La embajada colindaba con un club de golf, atrás tenía un muro muy bajito, que era muy fácil de saltar. Los mexicanos pusieron una especie de estatua, para que la gente que se metía al club de golf supiera dónde estaba la embajada y pudieran refugiarse. Recién como a los tres meses del Golpe los militares levantaron un muro enorme en la parte del club de golf que daba a la embajada para evitar que siguieran entrando personas a pedir asilo.

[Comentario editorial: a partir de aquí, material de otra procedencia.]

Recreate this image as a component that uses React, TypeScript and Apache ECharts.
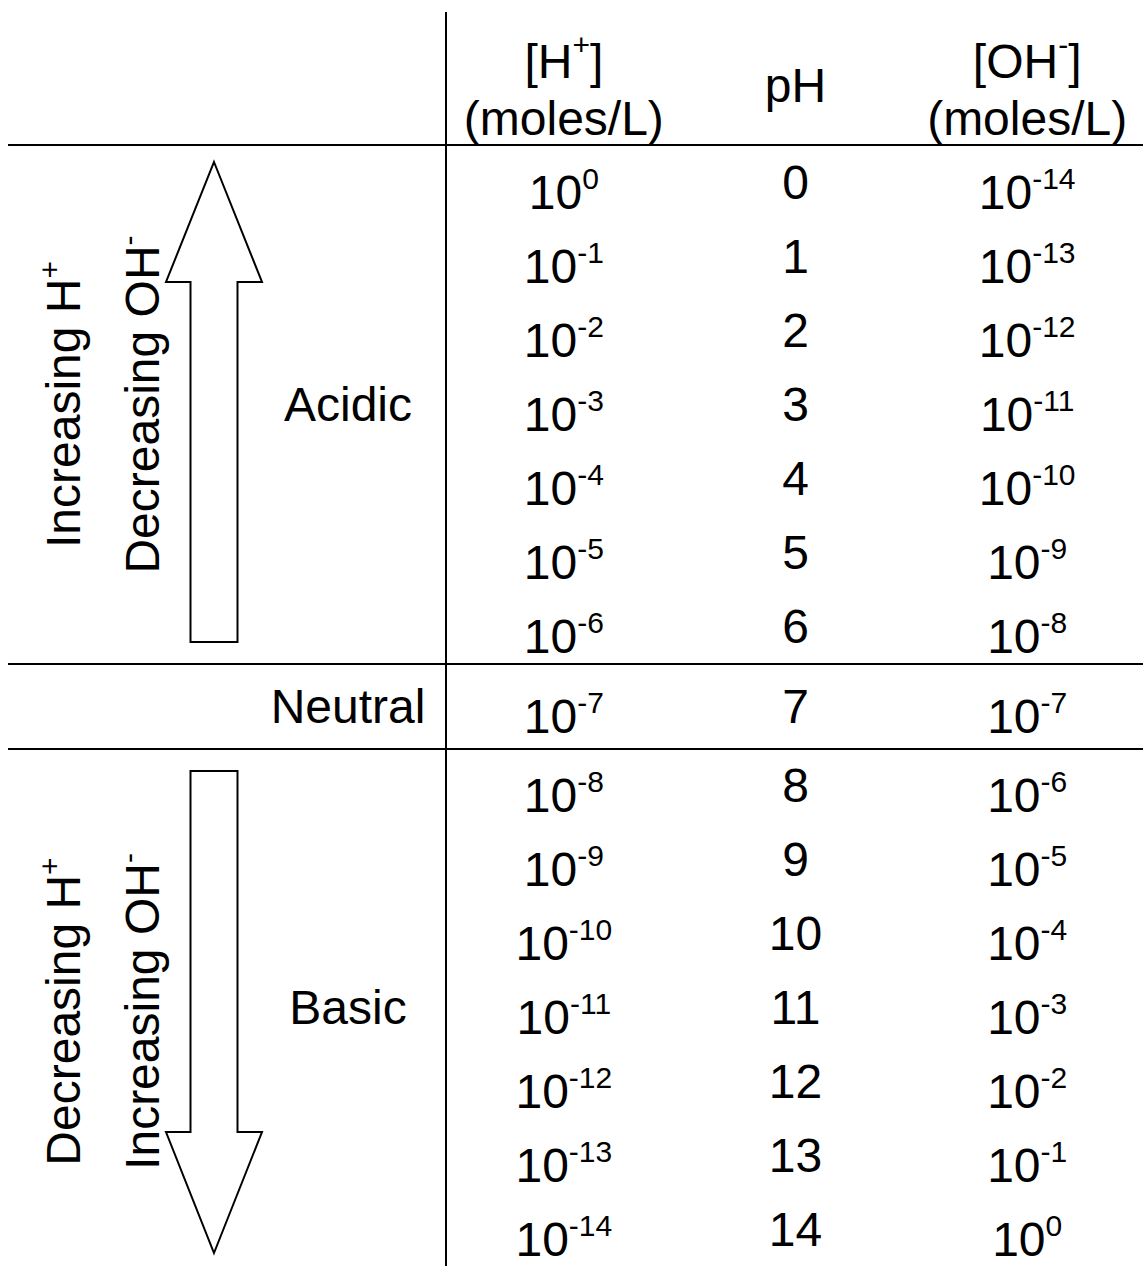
import React, { useEffect, useRef } from "react";
import * as echarts from "echarts";

// ---------- data ----------
const columnKeys = ["H", "pH", "OH"];
const pHValues = [0, 1, 2, 3, 4, 5, 6, 7, 8, 9, 10, 11, 12, 13, 14];
const hExponents = ["0", "-1", "-2", "-3", "-4", "-5", "-6", "-7", "-8", "-9", "-10", "-11", "-12", "-13", "-14"];
const ohExponents = ["-14", "-13", "-12", "-11", "-10", "-9", "-8", "-7", "-6", "-5", "-4", "-3", "-2", "-1", "0"];
const sectionNames = ["Acidic", "Neutral", "Basic"];
const sectionRows = [
  [0, 1, 2, 3, 4, 5, 6],
  [7],
  [8, 9, 10, 11, 12, 13, 14],
];
// side captions: [main text, superscript]
const acidCaptions = [["Increasing H", "+"], ["Decreasing OH", "-"]];
const baseCaptions = [["Decreasing H", "+"], ["Increasing OH", "-"]];

// ---------- layout ----------
const PAGE_W = 1143;
const PAGE_H = 1266;
const TABLE_LEFT = 8;
const DIVIDER_X = 446;
const DIVIDER_TOP = 12;
const SECTION_BOUNDS = [145, 664, 749, 1266];
const CAPTION_SHIFT = [0, 0, 4];
const DATA_LEFT = 448;
const DATA_WIDTH = 708;
const LABEL_X = 348;
const CAPTION_X = [63.5, 142.5];
const ARROW_X = 214;
const HEAD_HALF = 48;
const SHAFT_HALF = 23.5;
const FONT = "'Liberation Sans', Arial, Helvetica, sans-serif";
const BIG = 48;
const SUP = 30;

const supRich = {
  b: { fontSize: BIG, lineHeight: 48, fontFamily: FONT, color: "#000" },
  s: { fontSize: SUP, lineHeight: 20, height: 20, fontFamily: FONT, color: "#000", verticalAlign: "top" },
};

function App() {
  const ref = useRef<HTMLDivElement>(null);
  useEffect(() => {
    document.body.style.margin = "0";
    document.body.style.overflow = "hidden";
    if (!ref.current) return;
    const chart = echarts.init(ref.current, null, { renderer: "svg" });

    const grids = sectionRows.map((_, k) => ({
      left: DATA_LEFT,
      width: DATA_WIDTH,
      top: SECTION_BOUNDS[k],
      height: SECTION_BOUNDS[k + 1] - SECTION_BOUNDS[k],
    }));

    const headerRich = {
      b: { fontSize: BIG, lineHeight: 57, fontFamily: FONT, color: "#000" },
      s: { fontSize: SUP, lineHeight: 22, height: 22, fontFamily: FONT, color: "#000", verticalAlign: "top" },
      p: { fontSize: BIG, lineHeight: 57, fontFamily: FONT, color: "#000", padding: [0, 0, 10, 0] },
    };

    const xAxes = sectionRows.map((_, k) => ({
      type: "category",
      gridIndex: k,
      data: columnKeys,
      position: "top",
      axisLine: { show: false },
      axisTick: { show: false },
      splitLine: { show: false },
      axisLabel:
        k === 0
          ? {
              show: true,
              interval: 0,
              margin: 55,
              verticalAlign: "middle",
              align: "center",
              formatter: (v: string) =>
                v === "H"
                  ? "{b|[H}{s|+}{b|]}\n{b|(moles/L)}"
                  : v === "OH"
                  ? "{b|[OH}{s|-}{b|]}\n{b|(moles/L)}"
                  : "{p|pH}",
              rich: headerRich,
            }
          : { show: false },
    }));

    const yAxes = sectionRows.map((rows, k) => ({
      type: "category",
      gridIndex: k,
      data: rows.map(String),
      inverse: true,
      show: false,
    }));

    const series: any[] = [];
    sectionRows.forEach((rows, k) => {
      columnKeys.forEach((col) => {
        series.push({
          type: "scatter",
          xAxisIndex: k,
          yAxisIndex: k,
          symbolSize: 1,
          silent: true,
          itemStyle: { color: "transparent", opacity: 1 },
          emphasis: { disabled: true },
          data: rows.map((r) => [col, String(r)]),
          label: {
            show: true,
            position: "inside",
            opacity: 1,
            offset: col === "pH" ? [0, 0] : [0, 10],
            fontFamily: FONT,
            fontSize: BIG,
            color: "#000",
            textBorderWidth: 0,
            formatter: (p: any) => {
              const r = Number(p.data[1]);
              if (col === "pH") return String(pHValues[r]);
              const e = col === "H" ? hExponents[r] : ohExponents[r];
              return `{b|10}{s|${e}}`;
            },
            rich: supRich,
          },
        });
      });
    });

    const lineStyle = { stroke: "#000", lineWidth: 2 };
    const graphics: any[] = [];
    // table rules
    SECTION_BOUNDS.slice(0, 3).forEach((y) => {
      graphics.push({ type: "line", shape: { x1: TABLE_LEFT, y1: y, x2: PAGE_W, y2: y }, style: lineStyle, silent: true });
    });
    graphics.push({ type: "line", shape: { x1: DIVIDER_X, y1: DIVIDER_TOP, x2: DIVIDER_X, y2: PAGE_H }, style: lineStyle, silent: true });

    // section names
    sectionNames.forEach((name, k) => {
      graphics.push({
        type: "text",
        x: LABEL_X,
        y: (SECTION_BOUNDS[k] + SECTION_BOUNDS[k + 1]) / 2,
        style: { text: name, fontSize: BIG, fontFamily: FONT, fill: "#000", align: "center", verticalAlign: "middle" },
      });
    });

    // arrows
    const upTip = SECTION_BOUNDS[0] + 17;
    const upHead = SECTION_BOUNDS[0] + 137;
    const upTail = SECTION_BOUNDS[1] - 22;
    const downTail = SECTION_BOUNDS[2] + 22;
    const downHead = SECTION_BOUNDS[3] - 134;
    const downTip = SECTION_BOUNDS[3] - 13;
    const arrow = (tip: number, head: number, tail: number) => [
      [ARROW_X, tip],
      [ARROW_X + HEAD_HALF, head],
      [ARROW_X + SHAFT_HALF, head],
      [ARROW_X + SHAFT_HALF, tail],
      [ARROW_X - SHAFT_HALF, tail],
      [ARROW_X - SHAFT_HALF, head],
      [ARROW_X - HEAD_HALF, head],
    ];
    graphics.push({ type: "polygon", shape: { points: arrow(upTip, upHead, upTail) }, style: { fill: "#fff", stroke: "#000", lineWidth: 2 } });
    graphics.push({ type: "polygon", shape: { points: arrow(downTip, downHead, downTail) }, style: { fill: "#fff", stroke: "#000", lineWidth: 2 } });

    // rotated captions
    const capRich = {
      b: { fontSize: BIG, lineHeight: 48, fontFamily: FONT, fill: "#000", color: "#000" },
      s: { fontSize: SUP, lineHeight: 20, height: 20, fontFamily: FONT, fill: "#000", color: "#000", verticalAlign: "top" },
    };
    const addCaptions = (caps: string[][], k: number) => {
      caps.forEach(([main, sup], i) => {
        graphics.push({
          type: "text",
          x: CAPTION_X[i],
          y: (SECTION_BOUNDS[k] + SECTION_BOUNDS[k + 1]) / 2 + CAPTION_SHIFT[k],
          rotation: Math.PI / 2,
          style: {
            text: `{b|${main}}{s|${sup}}`,
            rich: capRich,
            fontSize: BIG,
            fontFamily: FONT,
            fill: "#000",
            align: "center",
            verticalAlign: "middle",
          },
        });
      });
    };
    addCaptions(acidCaptions, 0);
    addCaptions(baseCaptions, 2);

    chart.setOption({
      animation: false,
      backgroundColor: "#fff",
      grid: grids,
      xAxis: xAxes,
      yAxis: yAxes,
      series,
      graphic: graphics,
    });
    return () => chart.dispose();
  }, []);
  return <div ref={ref} style={{ width: PAGE_W, height: PAGE_H }} />;
}

export default App;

Como pasaba el tiempo se estableció una regla y era que cuando uno estaba por irse, se permitía el ingreso por una hora a un familiar para que pudiera despedirse. Fue así como después de ocho meses, cuando ya había salido el decreto que autorizaba mi salida del país, pude ver a mi padre un día, y al día siguiente a mi madre, por sólo una hora, para poder despedirme. Me trajeron un poco de ropa para que me llevara a México.
Recién el 10 de mayo de 1974 pude salir de Chile. Fue una sensación muy extraña. Recuerdo que fui el último pasajero que abordó el avión de itinerario de Air Canadá. Cuando entré, algunos me reconocieron y me manifestaron que se alegraban de que estuviera a salvo.
Casi tres meses después de que había llegado a México, mi esposa en esa época y mis dos hijas pudieron viajar a reunirse conmigo. Ella no era militante, ni política, era una alta funcionaria de Codelco Chuqui a cargo de las negociaciones internacionales de Codelco, pero la echaron por ser mi mujer. A ellas y a mis hijas las maltrataron mucho cuando allanaron mi casa buscándome. Mi hija mayor tenía siete años y la menor, cuatro años. Igual las interrogaron y las apremiaron para que dijeran dónde estaba, una cosa indecente, pero así eran. No sacaron ninguna pista, porque yo nunca dije a nadie de mi familia dónde estaba.
Sólo cuando logré entrar a la residencia del embajador de México hice un llamado para que mi mujer supiera que estaba seguro.